Friday, June 21, 2013

"What happens if I get too close to that castle?"

The following is something I wrote up a while ago, inspired by OD&D's rules for castle inhabitants and by Arthurian legend. It only applies to castles run by Chaotic Fighters and even this could be developed a bit more. Maybe you want to write up a table for Lawful Magic-Users or Chaotic Clerics?
 
Unless the party can show evidence they are allied with his allies or are too powerful to risk attacking, or can appeal to his self-interest, a Chaotic lord will exact a heavy toll (which may be more than the party has; this should probably vary by campaign, but 500-1000 gp per level sounds about right in my silver standard game) and if they will not (or cannot) pay will attack with the aim to capture the party and hold them for ransom in the lord’s dungeon (forces should probably be determined during setting creation). The lord will send a messenger to one character (NPC or other, un-captured PC) per captured party member, designated by each party member, asking for a ransom (the original toll multiplied by 2d4). The party will be stripped of all possessions (which will only be returned if 150% of the normal ransom amount is paid), separated from each other 75% of the time and imprisoned in poor conditions. Every month each PC must roll under their Con score or lose a point of Con; any character that loses all Con points dies. Once freed, Con damage is healed at a rate of 1d4 per week of rest in good conditions. If the party is captured:
  1. 01-50: imprisons them for 2d4 months and then sells them to another chaotic party unless ransom is raised first
  2. 51-71: imprisons them indefinitely until a ransom is paid.
  3. 71-85: imprisons indefinitely, but will allow one PC to leave to raise ransom for the rest if the party suggests it
  4. 86-90: imprisons for ransom indefinitely but will allow all the party, except for one hostage, to leave to raise ransom, if they suggest this
  5. 91-95: after first ransom is paid, breaks word and holds for second ransom - reroll to determine new terms (which are not told to players)
  6. 96-00: waits until ransom is paid and then sells the party to another chaotic party.
Other Chaotic party:
  1. Magic-User, to be used for experiments
  2. Cult, for sacrifice
  3. Chaotic military force, to serve as slave-soldiers
  4. Slave-master, to be used as gladiators
  5. Slave-driver of engineering project as manual labor - roll under Con each week or lose one Con until freed or Con hits 0 and PC dies
  6. Slave-trader who takes them to a city with a slave-market and sells each slave separately, splitting the party (roll 1d6)

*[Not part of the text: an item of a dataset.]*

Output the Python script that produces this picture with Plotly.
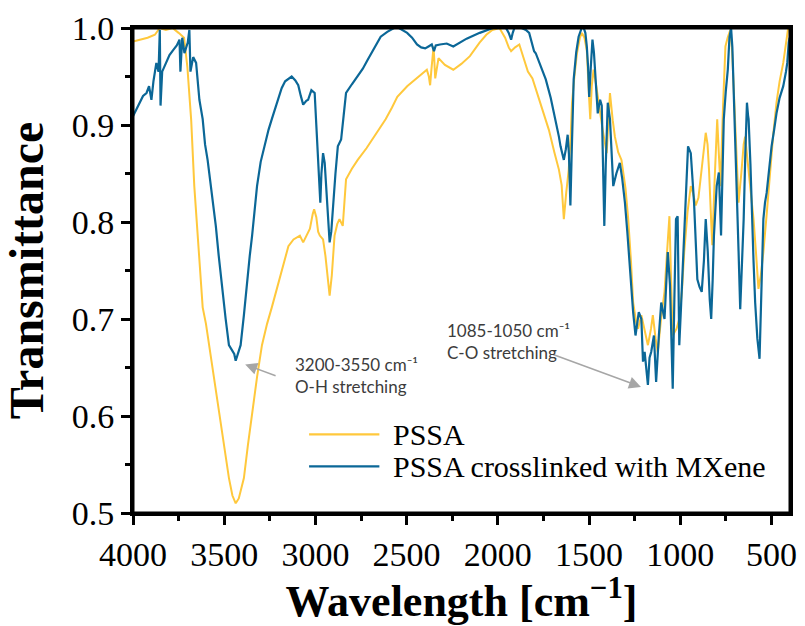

    1. Fighters as (1-3) gladiators, (4-5) soldiers, (6) manual labor
    2. Thieves as (1-3) domestics, (4-5) manual labor, (6) gladiators
    3. Wizards as (1-3) tutors, (4-5) domestics, (6) manual labor
    4. Clerics as (1-3) tutors, (4-5) scribes, (6) domestics
Each class has a chance to be bought and freed by some friendly party, increased by membership in organizations like thieves guilds, magic academies, churches, etc. This part is especially sketchy and probably setting-dependent.
 
Using this will have a few implications for your game. For one, this could seriously change the direction of a campaign. It's hard to imagine a villain the players will hate more than a Chaotic Lord that messes with their plans, likely kills a few of their characters, separates them from their gold and quite likely goes back on his promises as well. The players will want to kill him dead and, if run correctly, will have to do a lot of work to get there. They very well may scrap the rest of their goals for the sake of revenge.
 
Additionally, a lot of this ransom stuff depends on the PCs having contacts that they can ask to ransom (or rescue; that should definitely be on the table for PCs, but I'd be hesitant to have NPCs rescue the party) them. This means either generating PCs with contacts (like Magic-User masters or church hierarchies), running the game so that PCs form relationships with NPCs that are both able and willing to ransom them, or using a "stable" system where players have multiple PCs that they use for different sessions (or two or three of these options). It won't make a lot of sense if the Chaotic Lord locks them in the dungeon and then asks who he should send the ransom demands to and is met with blank stares because the PCs don't actually know the names of anyone they haven't killed. Unless you want to let them make up contacts. That works too, actually, though I'd prefer the other three options.
 
Thoughts? Suggestions? Improvements? Your own set of tables for other types of castle lords?